Tena Prelec / 29 Oct, 2020
The study analyses how the ruling party in Serbia has used the country’s increasing economic cooperation with non-Western powers to promote its own ‘winning’ narrative. The author brings new insights into how the Serbian leadership has used the topic of economic renaissance in relation to a narrative depicting economic salvation by foreign friends coming to the rescue to further its political power. It is shown that this role, initially played by the United Arab Emirates, was assumed by China in the second part of the 2010s.
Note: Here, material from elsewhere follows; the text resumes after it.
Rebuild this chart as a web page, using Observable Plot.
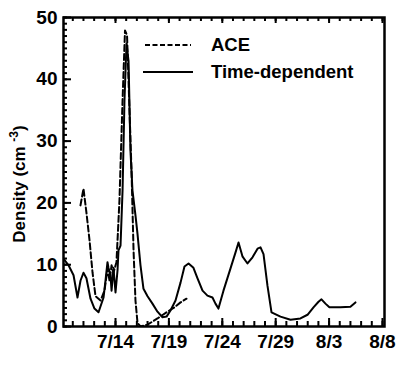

This study traces the way the Serbian Progressive Party (SNS) has used the topic of economic assistance from abroad to build and consolidate its dominance on the Serbian political scene from 2012 to 2020. Through the analysis of domestic and international media coverage, this study argues that the construction of a narrative of economic renaissance has gone hand-in-hand with a narrative depicting economic salvation in the form of foreign friends coming to the rescue. It is shown that this role, initially played by the United Arab Emirates, was later assumed by China. It is argued that the conduit of this ‘foreign’ assistance activity is, in fact, the Serbian political leadership itself (in the person of current Serbian President Aleksandar Vučić), which seeks to present itself as able to offer stability and reassurance to the population, thus preserving the ‘ontological security’ of the Serbian nation. The findings of the study provide insights into why Serbian foreign policy has been, seemingly, so erratic: narrative-wise, the Serbian leadership has picked the actor that was most useful in highlighting their own nation-saving activity at any given moment.